Sam Okoye

Personal information
- Full name: Samuel Okoye
- Date of birth: 1 May 1980
- Place of birth: Lagos, Nigeria
- Date of death: 31 August 2005 (aged 25)
- Place of death: Tehran, Iran
- Position: Goalkeeper

Senior career*
- Years: Team / Apps / (Gls)
- 1998–2004: Enugu Rangers
- 2004–2005: Enyimba
- 2005: Sorkhpooshan

International career
- 1999: Nigeria U19
- 2003: Nigeria

= Sam Okoye =

Nigerian footballer

Sam Okoye (1 May 1980 – 31 August 2005) was a Nigerian football goalkeeper who represented Nigeria during the 1999 FIFA World Youth Championship.

==Death==
Four months after his 25th birthday, whilst living in Tehran, he reportedly died there after a few days illness.
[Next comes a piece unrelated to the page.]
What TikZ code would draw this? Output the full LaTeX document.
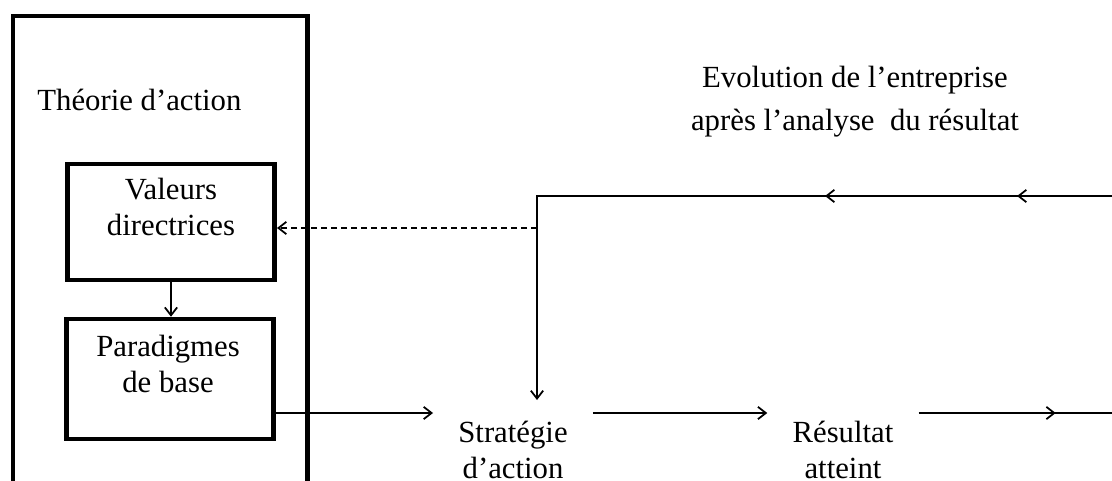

The cause and circumstances of his death have not been adequately elucidated and Iranian authorities did not release his remains for repatriation and burial in Nigeria until May 2006. The duo of Daniel Olerum and Sunny Okoye disclosed from the Iranian capital, Tehran that officials of Sorkh Poushan FC have agreed to foot the flight bills of the late footballer.